IIT analysts did advise that “security personnel should be aware of recent trends in terrorist activity and the heightened risk of terrorist attack associated with U.S. efforts to force the disarmament of Iraq.”

Even without any institutional connection with the intelligence community, ISACs play a vital role, according to Phil Lacombe, president of Veridian Inc.s’ Security Solutions Sector.

Lacombe said certain key industries were “critical to the health of the country” and required the kind of free flow of information ISACs make possible to be able to protect themselves from attack.

Lacombe was executive director of the 1997 Presidential Commission on Critical Infrastructure Protection, which emphasized the need to find a way for government and industry to work together to protect the industries on which the economy, and government, depends.

The next year, President Clinton signed the Presidential Decision Directive 63, establishing a National Infrastructure Protection Agency (NIPC) to coordinate the flow of information between industry and government through the ISACs, which the directive also initiated.

But not until after the 9/11 attacks did the ISACs become “a front burner issue”, according to Clemmons.

The ISACs aren’t just for homeland security. The analysis centers recently warned their members about the SQL computer worm, which corrupted computer systems nationwide.

In that attack, some sectors fared better than others.

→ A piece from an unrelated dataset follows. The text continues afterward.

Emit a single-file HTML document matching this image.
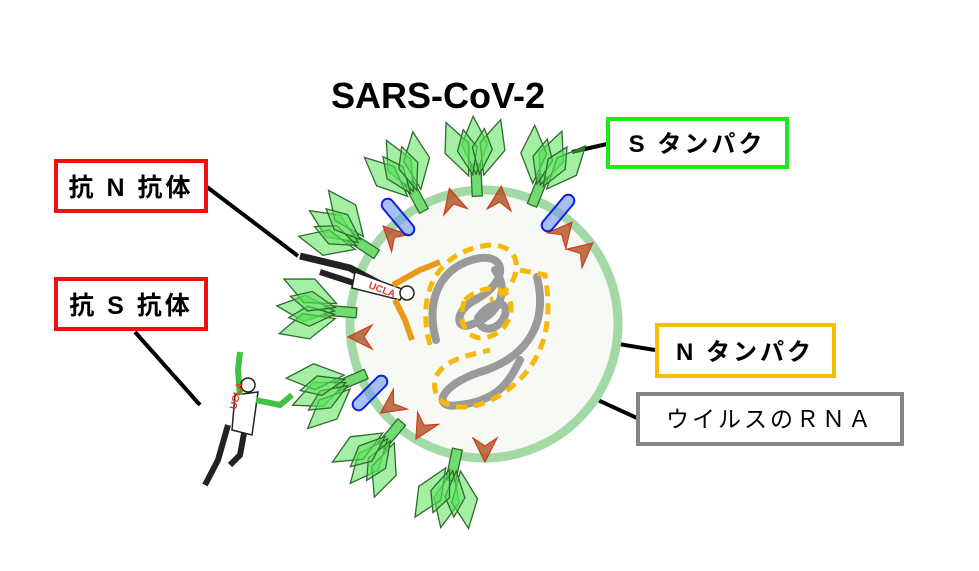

One that may have been caught off guard was finance.

Edward Schwartz, executive vice president and general manager for Predictive Systems’ Global Integrity Services business unit in Herndon, Va., said “there definitely were degradations of network performance” that knocked some Bank of American ATMs out of service.

He indicated that these systems did not fail from lack of warning. Rather, he said, some network administrators in the industry were “asleep at the wheel.”

Another link in the ISAC structure is the government-designated organization that serves as a “sector coordinator,” such as the North American Electric Reliability Council for the electric power ISAC.

In the case of the Surface Transportation ISAC, the sector coordinator is the American Association of Railroads in Washington, D.C., which has its own operations center. There, two IIT analysts work with the association’s director of security, according to Clemmons.

“What the ISAC is really about is the information it provides,” Clemmons said.

But information does not only travel from the contractor to the sector members. Part of the reason the ISACs were established was to ease barriers that sometimes keep companies from sharing information.

By sending information about security incidents to the contractor, an IT company or a bank can feel comfortable that potentially sensitive information will not be given to competitors. Instead, the contractor collects the information and analyzes it for trends that could be important to other member companies. Security breaches that may seem like isolated incidents could indicate a pattern when seen together.

Companies are also more willing to share potentially sensitive information with a private company than they are the government, which might have to make the information publicly available under the Freedom of Information Act.